**Short task**: Nothing after the line with "(legq) at (502,57)" belongs in the copy; extract the lines below from the top through that line, pictures left out.

— start of Supplied information —

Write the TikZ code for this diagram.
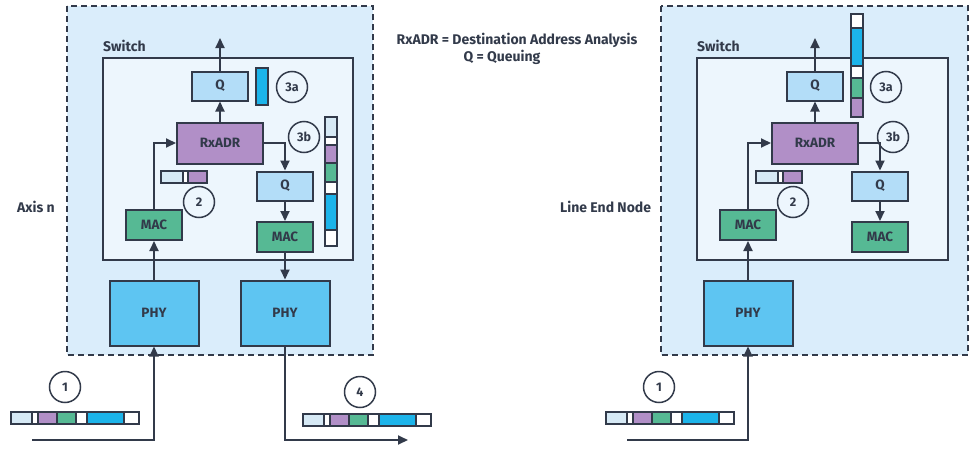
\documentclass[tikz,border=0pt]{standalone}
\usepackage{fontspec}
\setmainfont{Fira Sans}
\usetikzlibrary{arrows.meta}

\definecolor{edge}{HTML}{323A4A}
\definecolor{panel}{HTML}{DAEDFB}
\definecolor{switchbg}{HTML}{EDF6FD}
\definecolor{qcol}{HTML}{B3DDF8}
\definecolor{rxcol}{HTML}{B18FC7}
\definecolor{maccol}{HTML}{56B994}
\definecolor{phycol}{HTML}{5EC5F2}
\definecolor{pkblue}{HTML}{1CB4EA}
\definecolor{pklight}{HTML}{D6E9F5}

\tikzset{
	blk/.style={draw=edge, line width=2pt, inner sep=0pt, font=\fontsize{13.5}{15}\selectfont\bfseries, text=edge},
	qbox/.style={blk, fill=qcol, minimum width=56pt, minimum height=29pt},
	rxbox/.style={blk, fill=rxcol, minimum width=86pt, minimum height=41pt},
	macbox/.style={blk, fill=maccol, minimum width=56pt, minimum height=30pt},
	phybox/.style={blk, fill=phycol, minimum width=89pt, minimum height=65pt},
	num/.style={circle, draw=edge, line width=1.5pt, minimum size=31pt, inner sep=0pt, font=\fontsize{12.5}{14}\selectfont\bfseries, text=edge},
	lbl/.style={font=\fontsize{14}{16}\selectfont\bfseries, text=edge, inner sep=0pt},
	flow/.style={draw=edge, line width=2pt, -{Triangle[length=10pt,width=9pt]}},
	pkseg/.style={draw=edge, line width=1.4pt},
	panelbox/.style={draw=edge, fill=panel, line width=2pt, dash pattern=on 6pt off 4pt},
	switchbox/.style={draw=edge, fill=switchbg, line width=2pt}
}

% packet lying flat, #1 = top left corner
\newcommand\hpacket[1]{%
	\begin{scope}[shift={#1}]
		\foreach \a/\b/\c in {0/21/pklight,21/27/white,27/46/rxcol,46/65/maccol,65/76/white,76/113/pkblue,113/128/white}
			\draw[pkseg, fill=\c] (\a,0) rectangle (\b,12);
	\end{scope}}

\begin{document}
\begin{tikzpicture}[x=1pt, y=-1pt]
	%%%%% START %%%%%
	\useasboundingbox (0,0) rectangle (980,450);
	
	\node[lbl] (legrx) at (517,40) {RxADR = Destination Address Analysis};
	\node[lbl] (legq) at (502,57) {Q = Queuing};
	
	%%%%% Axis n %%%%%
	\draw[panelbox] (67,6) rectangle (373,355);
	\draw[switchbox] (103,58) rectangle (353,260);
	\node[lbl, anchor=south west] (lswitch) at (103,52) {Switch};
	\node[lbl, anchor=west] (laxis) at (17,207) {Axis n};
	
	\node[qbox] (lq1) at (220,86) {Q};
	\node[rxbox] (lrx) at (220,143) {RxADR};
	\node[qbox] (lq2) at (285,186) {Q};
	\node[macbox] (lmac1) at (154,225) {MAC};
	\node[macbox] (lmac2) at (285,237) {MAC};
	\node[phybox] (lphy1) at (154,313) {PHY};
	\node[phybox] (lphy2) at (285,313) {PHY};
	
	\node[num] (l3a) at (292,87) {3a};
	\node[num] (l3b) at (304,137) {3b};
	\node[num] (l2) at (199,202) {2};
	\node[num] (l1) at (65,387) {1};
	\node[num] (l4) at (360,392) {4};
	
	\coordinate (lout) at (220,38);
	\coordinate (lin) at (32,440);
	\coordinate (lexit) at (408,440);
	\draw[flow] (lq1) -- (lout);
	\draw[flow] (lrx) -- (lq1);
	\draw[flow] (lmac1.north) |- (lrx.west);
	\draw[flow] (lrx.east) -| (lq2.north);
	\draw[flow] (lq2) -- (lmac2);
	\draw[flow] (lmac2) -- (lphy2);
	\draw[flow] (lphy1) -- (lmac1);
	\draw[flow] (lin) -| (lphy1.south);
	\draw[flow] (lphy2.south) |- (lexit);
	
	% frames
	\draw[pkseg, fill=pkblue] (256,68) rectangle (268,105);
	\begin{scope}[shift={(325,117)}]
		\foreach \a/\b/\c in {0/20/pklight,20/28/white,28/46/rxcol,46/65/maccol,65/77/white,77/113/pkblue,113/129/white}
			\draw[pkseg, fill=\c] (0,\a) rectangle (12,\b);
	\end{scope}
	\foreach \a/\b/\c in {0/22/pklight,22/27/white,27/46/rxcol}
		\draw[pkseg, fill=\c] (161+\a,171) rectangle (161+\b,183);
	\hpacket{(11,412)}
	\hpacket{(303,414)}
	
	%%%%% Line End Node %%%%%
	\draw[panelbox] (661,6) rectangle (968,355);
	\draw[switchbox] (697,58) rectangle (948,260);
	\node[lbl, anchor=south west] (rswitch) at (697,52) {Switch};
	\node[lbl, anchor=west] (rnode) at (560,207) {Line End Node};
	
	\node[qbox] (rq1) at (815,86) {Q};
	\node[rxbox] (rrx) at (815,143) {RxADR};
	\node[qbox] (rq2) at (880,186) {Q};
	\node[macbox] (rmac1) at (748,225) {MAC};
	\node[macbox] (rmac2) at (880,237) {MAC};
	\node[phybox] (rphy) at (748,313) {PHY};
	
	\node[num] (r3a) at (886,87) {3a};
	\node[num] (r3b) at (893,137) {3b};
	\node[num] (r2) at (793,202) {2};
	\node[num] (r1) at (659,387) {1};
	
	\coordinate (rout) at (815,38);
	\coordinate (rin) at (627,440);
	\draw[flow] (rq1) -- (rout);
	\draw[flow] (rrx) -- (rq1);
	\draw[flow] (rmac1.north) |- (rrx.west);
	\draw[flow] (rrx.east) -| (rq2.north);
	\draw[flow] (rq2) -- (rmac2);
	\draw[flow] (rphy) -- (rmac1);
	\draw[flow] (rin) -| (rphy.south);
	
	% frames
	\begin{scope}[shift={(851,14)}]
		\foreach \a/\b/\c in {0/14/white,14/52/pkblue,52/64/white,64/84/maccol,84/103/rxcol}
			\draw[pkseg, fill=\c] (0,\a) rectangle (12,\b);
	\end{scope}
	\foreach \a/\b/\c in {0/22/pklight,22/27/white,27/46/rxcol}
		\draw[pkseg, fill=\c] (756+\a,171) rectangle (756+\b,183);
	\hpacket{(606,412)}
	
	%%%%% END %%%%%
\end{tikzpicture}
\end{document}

— end of Supplied information —

**Result for this exercise**:
Write the TikZ code for this diagram.
\documentclass[tikz,border=0pt]{standalone}
\usepackage{fontspec}
\setmainfont{Fira Sans}
\usetikzlibrary{arrows.meta}

\definecolor{edge}{HTML}{323A4A}
\definecolor{panel}{HTML}{DAEDFB}
\definecolor{switchbg}{HTML}{EDF6FD}
\definecolor{qcol}{HTML}{B3DDF8}
\definecolor{rxcol}{HTML}{B18FC7}
\definecolor{maccol}{HTML}{56B994}
\definecolor{phycol}{HTML}{5EC5F2}
\definecolor{pkblue}{HTML}{1CB4EA}
\definecolor{pklight}{HTML}{D6E9F5}

\tikzset{
	blk/.style={draw=edge, line width=2pt, inner sep=0pt, font=\fontsize{13.5}{15}\selectfont\bfseries, text=edge},
	qbox/.style={blk, fill=qcol, minimum width=56pt, minimum height=29pt},
	rxbox/.style={blk, fill=rxcol, minimum width=86pt, minimum height=41pt},
	macbox/.style={blk, fill=maccol, minimum width=56pt, minimum height=30pt},
	phybox/.style={blk, fill=phycol, minimum width=89pt, minimum height=65pt},
	num/.style={circle, draw=edge, line width=1.5pt, minimum size=31pt, inner sep=0pt, font=\fontsize{12.5}{14}\selectfont\bfseries, text=edge},
	lbl/.style={font=\fontsize{14}{16}\selectfont\bfseries, text=edge, inner sep=0pt},
	flow/.style={draw=edge, line width=2pt, -{Triangle[length=10pt,width=9pt]}},
	pkseg/.style={draw=edge, line width=1.4pt},
	panelbox/.style={draw=edge, fill=panel, line width=2pt, dash pattern=on 6pt off 4pt},
	switchbox/.style={draw=edge, fill=switchbg, line width=2pt}
}

% packet lying flat, #1 = top left corner
\newcommand\hpacket[1]{%
	\begin{scope}[shift={#1}]
		\foreach \a/\b/\c in {0/21/pklight,21/27/white,27/46/rxcol,46/65/maccol,65/76/white,76/113/pkblue,113/128/white}
			\draw[pkseg, fill=\c] (\a,0) rectangle (\b,12);
	\end{scope}}

\begin{document}
\begin{tikzpicture}[x=1pt, y=-1pt]
	%%%%% START %%%%%
	\useasboundingbox (0,0) rectangle (980,450);
	
	\node[lbl] (legrx) at (517,40) {RxADR = Destination Address Analysis};
	\node[lbl] (legq) at (502,57) {Q = Queuing};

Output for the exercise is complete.